The new nuclear reactors will not be operational for 15 years or more, if they will work at all. Claiming that the province can wait for the possibility that one of these experimental reactors might actually work is playing an expensive and deadly game with our children’s future and the future of the earth.
Claiming that the proposed nuclear reactors are “green” is another myth promoted in Vickers’ commentary. The construction alone of these reactors will consume untold amounts of concrete, steel and other materials to ensure the secure containment of the reactor process, its radioactive materials and waste products.
Every piece of equipment, the facilities and the reactor site itself will become radioactive and dangerous to living things, requiring safe storage for thousands of years after the reactor has ended its productive life.
Extending the life of these reactors is a full-time career for many because shutting down these reactors is just as expensive and long-lasting as operating them. The nuclear reactor industry is anything but green.
Vickers claims that nuclear reactors can “revive our economy” with thousands of jobs, a claim often made by any industry seeking government investments and backing. It is so easy to say that an industry will deliver thousands of dream jobs but there is no evidence supporting this claim.
Of course, if governments give out the billions of public dollars required to actually build another reactor, there will be some employment but that would happen in any environment where public funds are being used to develop new industrial initiatives.
But Vickers really shows he can parrot the nuclear industry mantra when he claims “solar and wind are intermittent.” Well, yes, the sun thankfully shines some days and not others, and the wind sometimes is less strong on some days in different parts of the province…

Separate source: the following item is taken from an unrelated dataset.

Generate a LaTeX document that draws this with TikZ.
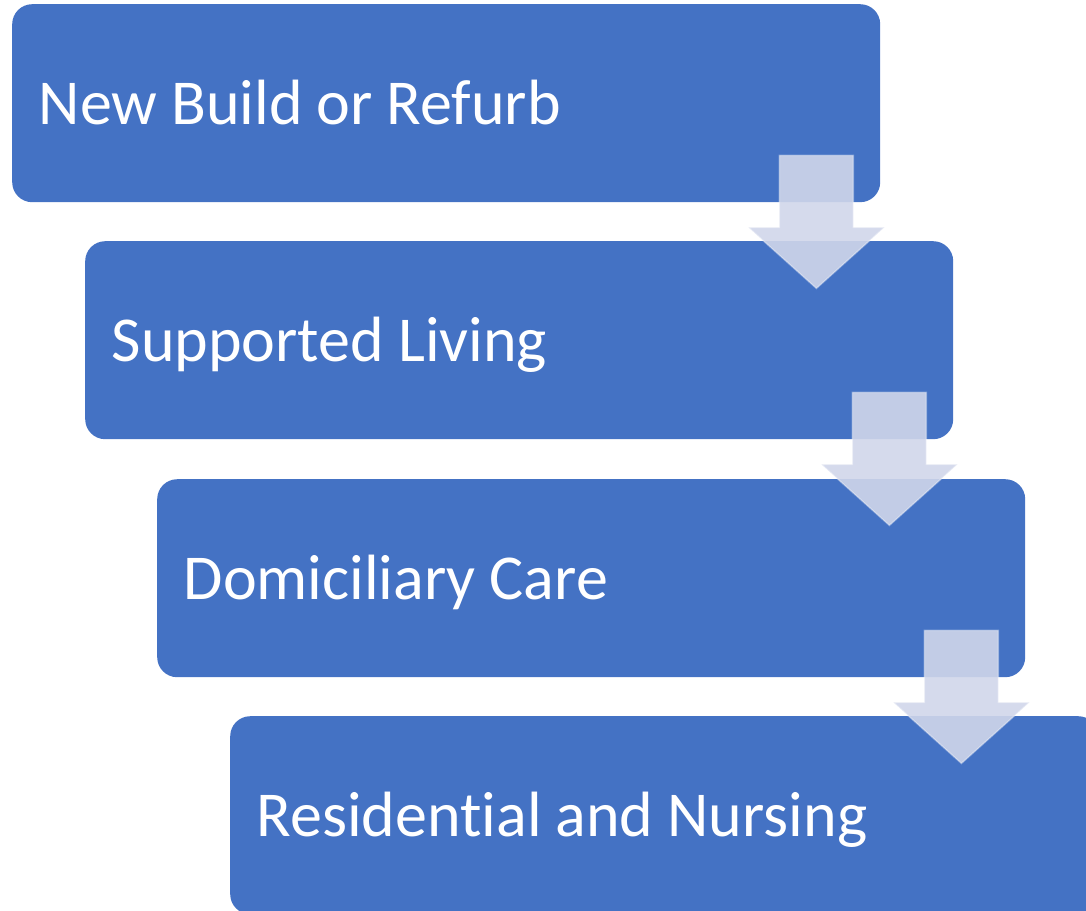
\documentclass[tikz,border=0pt]{standalone}
\usepackage{fontspec}
\setmainfont{Carlito}[Ligatures=NoCommon]
\definecolor{boxblue}{HTML}{4472C4}
\definecolor{arrowfill}{RGB}{208,214,234}

\begin{document}
\begin{tikzpicture}[x=1pt, y=-1pt]

\tikzset{stage/.style = {shape=rectangle, rounded corners=20pt, fill=boxblue, anchor=north west,
  minimum width=868pt, minimum height=198pt, text width=815pt, inner xsep=26.5pt, inner ysep=0pt,
  text height=42pt, text depth=0pt, align=left, text=white, font=\fontsize{64}{77}\selectfont,
  execute at begin node={\spaceskip=14pt\xspaceskip=14pt\relax}}}
\tikzset{flowarrow/.style = {fill=arrowfill, fill opacity=0.9, draw=white, draw opacity=0.35, line width=1.5pt}}

\clip (0,0) rectangle (1086,910);
\useasboundingbox (0,0) rectangle (1086,910);

%stages
\node[stage] (b1) at (12,4) {New Build or Refurb};
\node[stage] (b2) at (85,241) {Supported Living};
\node[stage] (b3) at (157,479) {Domiciliary Care};
\node[stage] (b4) at (230,716) {Residential and Nursing};

%arrows
\path[flowarrow] ([shift={(-101,-47)}]b1.south east) -- ++(74,0) -- ++(0,72) -- ++(31,0)
  -- ++(-68,61) -- ++(-68,-61) -- ++(31,0) -- cycle;
\path[flowarrow] ([shift={(-101,-47)}]b2.south east) -- ++(74,0) -- ++(0,72) -- ++(31,0)
  -- ++(-68,61) -- ++(-68,-61) -- ++(31,0) -- cycle;
\path[flowarrow] ([shift={(-101,-47)}]b3.south east) -- ++(74,0) -- ++(0,72) -- ++(31,0)
  -- ++(-68,61) -- ++(-68,-61) -- ++(31,0) -- cycle;

\end{tikzpicture}
\end{document}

… And the Point Lepreau nuclear generating station is down for many days at a time, often, for repairs, and is down weeks every year for scheduled maintenance, and was down for more than three years for its refurbishment. Unlike a solar panel or windmill, a nuclear generator cannot be re-started quickly; it takes many days to get the reaction started again once it has been stopped.
Ignoring the innovations occurring in effective energy storage capabilities is a convenient way to dismiss renewable energy alternatives to nuclear energy. The development and effective management of smart micro-grids connecting individual and community energy production sites makes it possible to operate an effective province-wide energy supply network in New Brunswick. These energy solutions are available today. We do not need to wait 15 years.
Country after country around the world is walking away from nuclear reactors due to their high costs, cost over-runs, lengthy construction time, expensive security and safety requirements and dangerous waste products requiring long term management and maintenance. These reactors are anything but “clean, safe and low-cost.”
Another myth Vickers promotes in his opinion piece is that the proposed New Brunswick SMNRs “produce minimal waste and can even reduce the volume of existing nuclear waste.”
The new radioactive waste produced by the proposed new reactors is even more highly toxic and therefore even more risky to manage and secure. Are these the type of experiments New Brunswickers desire on the shores of the Bay of Fundy?
The corporate sales job pushed on New Brunswickers by the nuclear industry and its political allies is now becoming an election issue.
Hopefully voters will ask their candidates to state their position on the development of new nuclear reactors on shores of the Bay of Fundy.
They should also ask for their position on investing in local and regional renewable energy solutions that are proven and working today.
But probably the most important question to ask political candidates is: What will we tell our children and future generations about the responsibility and legacy of these radioactive wastes that have to be maintained and secured for thousands of years into the future?
Brian Beaton is a writer and the calendar coordinator for the NB Media Co-op.